Analyse et décision du directeur

Le 8 juin 2021, le plaignant a reçu un diagnostic de blessure grave à la suite de son arrestation par des agents du SPK, à Kingston. Deux des agents qui ont procédé à l’arrestation – l’AI no 1 et l’AI no 2 – ont été désignés en tant qu’agents impliqués aux fins de l’enquête de l’UES. Après avoir évalué les éléments de preuve, j’estime qu’il n’y a aucun motif raisonnable de croire que l’un ou l’autre de ces agents ait commis une infraction criminelle en lien avec l’arrestation et la blessure du plaignant.

En vertu du paragraphe 25 (1) du Code criminel, les agents de police sont exonérés de toute responsabilité criminelle lorsqu’ils ont recours à la force dans l’exécution de leurs fonctions, pour autant que cette force n’excède pas ce qui est raisonnablement nécessaire à l’accomplissement de ce qu’il leur est enjoint ou permis de faire en vertu de la loi. Le plaignant était manifestement en état de détresse mentale vers minuit le 8 juin 2021. De plus, sa conduite était une cause manifeste de préoccupation. Dans les circonstances, je suis convaincu que son arrestation a été autorisée en vertu de l’article 17 de la Loi sur la santé mentale.

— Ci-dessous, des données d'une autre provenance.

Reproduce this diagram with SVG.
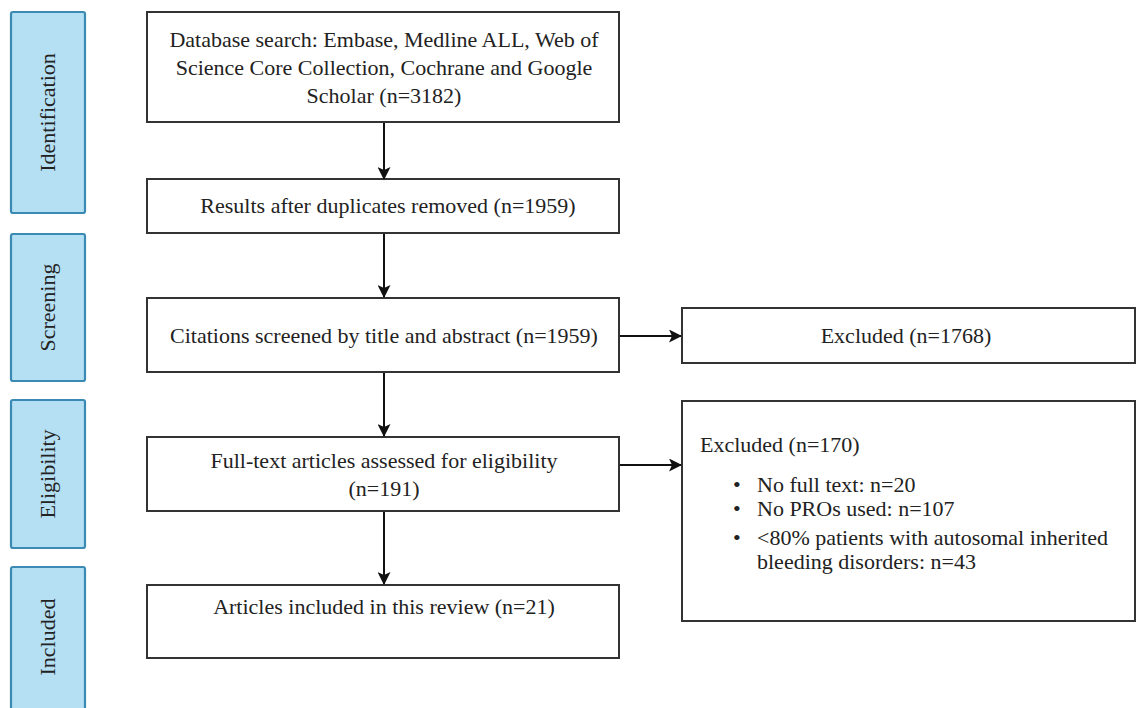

Par la suite, même s’il se peut fort bien que le plaignant ait subi sa fracture au bras au cours de ses interactions avec un ou plusieurs des agents qui procédaient à son arrestation, il n’y a pas suffisamment de preuves pour conclure raisonnablement qu’il a été victime d’une force injustifiée. Tout au plus, la preuve indique que les agents ont lutté avec le plaignant pour surmonter sa résistance quand ils essayaient de le faire s’assoir sur le siège arrière d’une voiture de police pour le conduire à l’hôpital. [2] Rien n’indique que les agents aient inutilement malmené le plaignant ou qu’ils lui aient infligé des coups de quelque nature que ce soit.

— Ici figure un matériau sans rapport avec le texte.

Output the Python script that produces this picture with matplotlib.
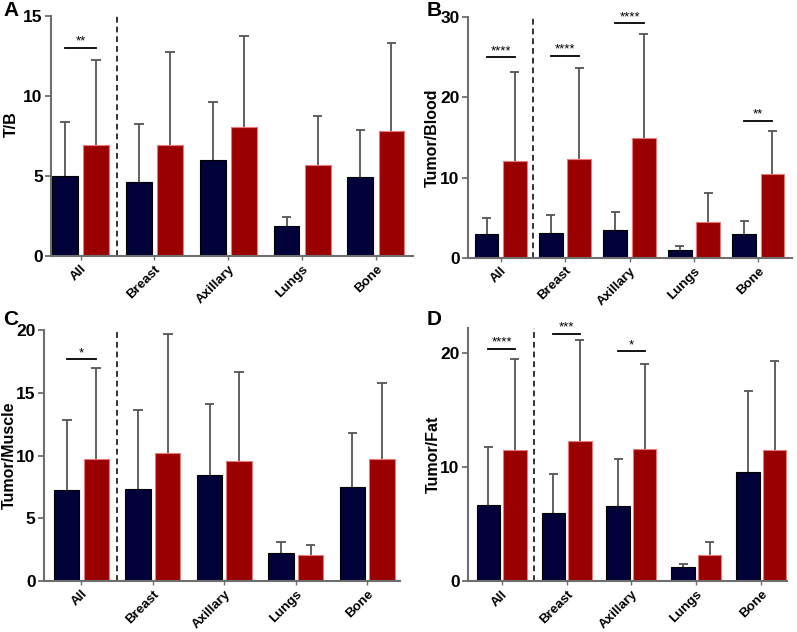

Au bout du compte, comme il n’y a aucun motif raisonnable de croire que les agents impliqués se soient comportés autrement que légalement tout au long de leur interaction avec le plaignant, il n’y a aucun motif de porter des accusations au criminel dans cette affaire. Le dossier est donc clos.


Date : 7 octobre 2021

Approuvé par voie électronique par

Joseph Martino
Directeur
Unité des enquêtes spéciales

Notes

  • 1) Les documents suivants contiennent des renseignements personnels délicats qui ne sont pas divulgués conformément au paragraphe 34 (2) de la Loi de 2019 sur l’Unité des enquêtes spéciales. Les éléments importants des documents sont résumés ci-dessous. [Retour au texte]
  • 2) Il convient de noter qu’il y avait des éléments de preuves contradictoires quant à savoir si les agents ont lutté avec le plaignant quand ils l’ont placé dans le premier véhicule de police, dans le deuxième véhicule de police, ou dans les deux. [Retour au texte]

Note:

La version originale anglaise signée du rapport fait autorité. En cas de divergence entre cette version et les versions anglaise ou française en ligne, la version originale anglaise signée du rapport l’emporte.